The MAS is celebrating 40 years of good governance. The little glitch created by the toxic notes and Lehman bonds were the exceptions of an otherwise a glittering record of how well a govt treasury transcended smoothly from a developing to a developed country. And there were many good people at the helm of the MAS to make it happened.

The road forward is treacherous with the products of the great American Ivy League universities producing crooks and scoundrels to run the American and international financial system with no qualms about moral goodness. It was like if they were told to go out and grab everything they could with their privileged education and membership to an elite class.

MAS had done well but could not prevent major hiccups along the way that are beyond its control. No one will blame MAS for making a slip here and there. But MAS should do its utmost to ensure that slips that are preventable would not be allowed to happen too often. The toxic notes incident was a wake up call that deregulations and a laid back approach is just not workable.

Are there any more toxic notes equivalents in our system that is waiting to blow up in the face of the MAS? Hopefully there isn’t. When the toxic notes were allowed into the system, I believe, due diligence would have been done by the respective organizations and some confidence that they were reasonably sound products for the markets. One lesson from this debacle is never to allow the salesman who is peddling the product to do the due diligence. He will do whatever and just enough to convince everyone that all is fine. There are vested interests in the peddlar to want to push his products into the market.

What is the state of health of our financial market? Or specifically, what is the state of health of the stock market. Every piece of news reported is good news. Our stock market is in the pink of health and we are marching confidently to become a major financial centre in East Asia, contending for the top position with Tokyo and Hongkong. I really hope that this is the case.

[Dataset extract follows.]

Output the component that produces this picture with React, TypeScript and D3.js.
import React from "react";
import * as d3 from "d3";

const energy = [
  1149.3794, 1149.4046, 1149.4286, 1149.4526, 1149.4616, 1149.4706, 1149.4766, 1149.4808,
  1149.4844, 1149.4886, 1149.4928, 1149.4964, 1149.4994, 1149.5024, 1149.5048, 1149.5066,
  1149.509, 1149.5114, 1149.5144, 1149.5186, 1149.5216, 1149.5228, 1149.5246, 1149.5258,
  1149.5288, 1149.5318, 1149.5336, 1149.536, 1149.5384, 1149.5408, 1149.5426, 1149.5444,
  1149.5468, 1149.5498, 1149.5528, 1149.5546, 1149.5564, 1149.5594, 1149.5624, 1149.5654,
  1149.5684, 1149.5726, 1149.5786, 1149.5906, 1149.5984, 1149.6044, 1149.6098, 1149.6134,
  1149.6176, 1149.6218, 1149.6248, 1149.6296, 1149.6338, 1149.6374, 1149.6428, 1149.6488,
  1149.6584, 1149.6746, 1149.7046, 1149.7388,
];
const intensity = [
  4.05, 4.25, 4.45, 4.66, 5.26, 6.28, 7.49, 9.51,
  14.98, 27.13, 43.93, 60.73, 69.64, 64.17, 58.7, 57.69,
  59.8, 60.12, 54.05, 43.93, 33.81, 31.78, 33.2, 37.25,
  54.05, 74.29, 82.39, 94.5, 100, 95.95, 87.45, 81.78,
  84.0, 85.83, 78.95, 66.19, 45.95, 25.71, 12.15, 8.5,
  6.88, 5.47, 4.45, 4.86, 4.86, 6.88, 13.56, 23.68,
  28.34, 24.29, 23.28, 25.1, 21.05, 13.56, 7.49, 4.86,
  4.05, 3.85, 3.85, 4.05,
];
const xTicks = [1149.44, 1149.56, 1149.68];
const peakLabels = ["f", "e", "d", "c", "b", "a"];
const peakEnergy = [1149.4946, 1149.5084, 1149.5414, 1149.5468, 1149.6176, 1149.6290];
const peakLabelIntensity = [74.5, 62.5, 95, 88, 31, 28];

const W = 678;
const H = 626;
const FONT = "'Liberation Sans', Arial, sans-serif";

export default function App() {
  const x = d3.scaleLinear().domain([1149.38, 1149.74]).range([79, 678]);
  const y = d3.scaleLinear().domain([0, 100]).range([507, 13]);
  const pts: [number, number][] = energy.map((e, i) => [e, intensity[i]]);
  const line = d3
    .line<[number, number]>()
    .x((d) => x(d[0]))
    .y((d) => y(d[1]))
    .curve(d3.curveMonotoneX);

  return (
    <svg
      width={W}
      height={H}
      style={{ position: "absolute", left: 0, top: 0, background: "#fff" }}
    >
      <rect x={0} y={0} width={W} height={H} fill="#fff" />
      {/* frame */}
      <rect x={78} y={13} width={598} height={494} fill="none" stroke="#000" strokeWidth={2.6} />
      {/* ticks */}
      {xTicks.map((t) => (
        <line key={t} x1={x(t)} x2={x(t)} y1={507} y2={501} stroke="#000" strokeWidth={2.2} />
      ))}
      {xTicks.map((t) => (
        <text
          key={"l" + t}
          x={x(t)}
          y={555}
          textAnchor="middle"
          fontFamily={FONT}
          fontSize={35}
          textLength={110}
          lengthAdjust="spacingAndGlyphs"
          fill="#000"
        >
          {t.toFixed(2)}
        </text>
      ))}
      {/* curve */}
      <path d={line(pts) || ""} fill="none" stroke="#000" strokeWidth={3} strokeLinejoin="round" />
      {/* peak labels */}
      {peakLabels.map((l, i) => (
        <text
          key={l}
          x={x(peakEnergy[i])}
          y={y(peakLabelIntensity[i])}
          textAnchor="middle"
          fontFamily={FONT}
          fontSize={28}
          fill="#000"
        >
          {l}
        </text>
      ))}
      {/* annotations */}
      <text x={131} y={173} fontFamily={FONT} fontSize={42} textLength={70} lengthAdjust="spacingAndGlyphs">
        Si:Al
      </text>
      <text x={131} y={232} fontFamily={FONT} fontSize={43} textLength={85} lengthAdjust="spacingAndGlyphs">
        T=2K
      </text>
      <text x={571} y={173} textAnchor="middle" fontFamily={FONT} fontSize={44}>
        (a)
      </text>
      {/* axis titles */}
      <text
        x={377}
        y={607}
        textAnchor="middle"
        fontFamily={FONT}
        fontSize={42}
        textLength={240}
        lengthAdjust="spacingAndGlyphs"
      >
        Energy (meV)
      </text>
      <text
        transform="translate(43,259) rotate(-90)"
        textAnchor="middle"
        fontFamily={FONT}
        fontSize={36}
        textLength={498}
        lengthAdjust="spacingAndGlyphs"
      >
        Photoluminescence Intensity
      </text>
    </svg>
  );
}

There have been many uncomfortable noises in the finance industry since the introduction of high speed trading system and high speed computers, the latter being plug into the stock exchange’s trading system. Everyone is told that this is a good thing, the way forward. Everything is simply fine, going as planned.

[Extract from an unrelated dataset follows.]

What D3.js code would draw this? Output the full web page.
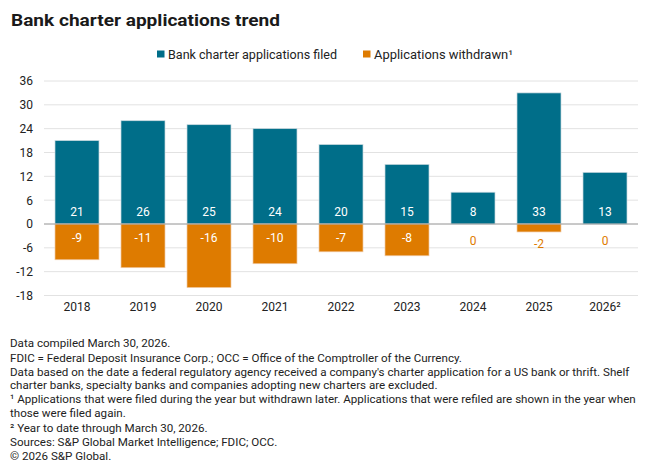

The uncomfortable noises and reservations about high speed trading and the unfair advantages they have over ordinary traders have been highlighted by American and European experts. Many smelt foul but would not go too far to say anything worst. And the fouling is more than meets the eyes or at least this is the general perceptions of market stakeholders. The outsiders do not have access, and do not know enough of the high speed computer trading platform to make an informed judgement.

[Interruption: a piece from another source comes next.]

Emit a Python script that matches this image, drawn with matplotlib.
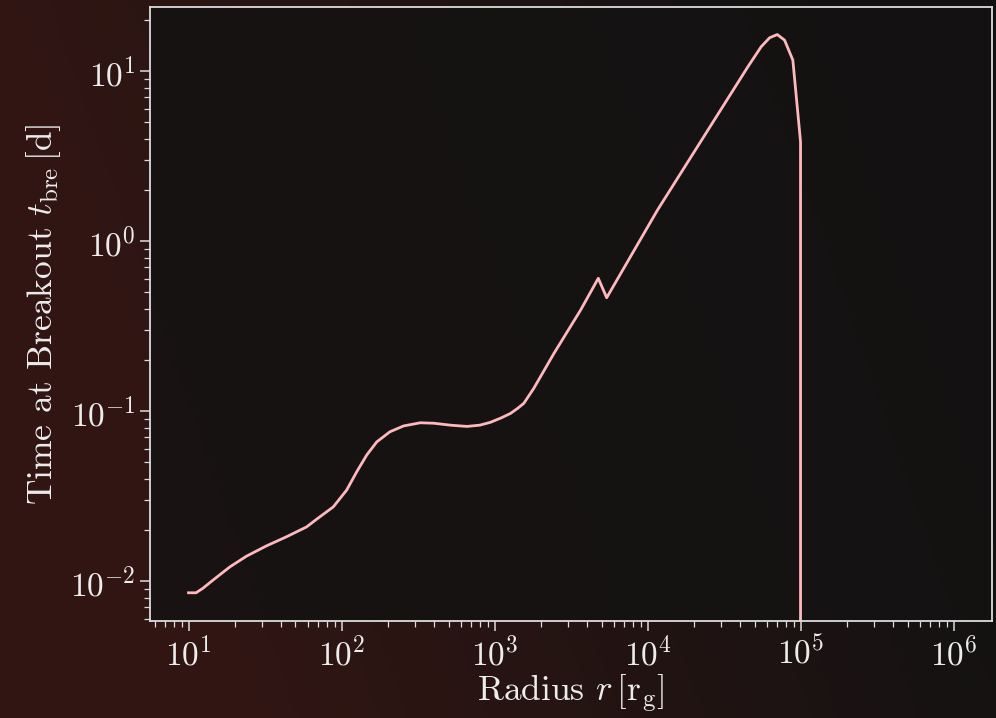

What is high speed trading and how much do we know of this new animal is still a big question. Is it simply a case of innocent computers that just attached itself to the exchange computer system to facilitate high speed trading, and nothing more?

Perhaps it is opportune at this time for MAS to commission an in dept study of high speed trading and whether it violates the basic principles of a level playing field for all stake holders. Or is high speed trading a Frankenstein in the making and the untold damages are still unfolding? An independent team to investigate this system is needed to address the discomfort among the stakeholders, and to confirm that any misgiving is unfounded. A thorough study is warranted to assure all stake holders that they are not sucked into a quagmire without knowing what is happening.

And MAS owes this responsibility to do its part for the interests of all stake holders. If there is a lemon in the financial system, it is important to sieve it out asap before it turns into another Lehman crisis. Would MAS take on this task, or it has done so and that everything is in order? The high speed trading platform and the high speed computers are fair trading instruments that do not have added advantages over other players, nothing unfair, and there is nothing to worry about.

Such an assurance will be most welcomed to put many insecure and suspicious minds at ease. Until then, the lack of understanding of the true nature of high speed trading, how it actually works, will only lead to misunderstanding, speculation and misgivings. Transparency and public education on high speed trading system are needed for it to be accepted as a neutral tool and fair to all stake holders. Everyone wants to believe that high speed trading and high speed computers are fair game.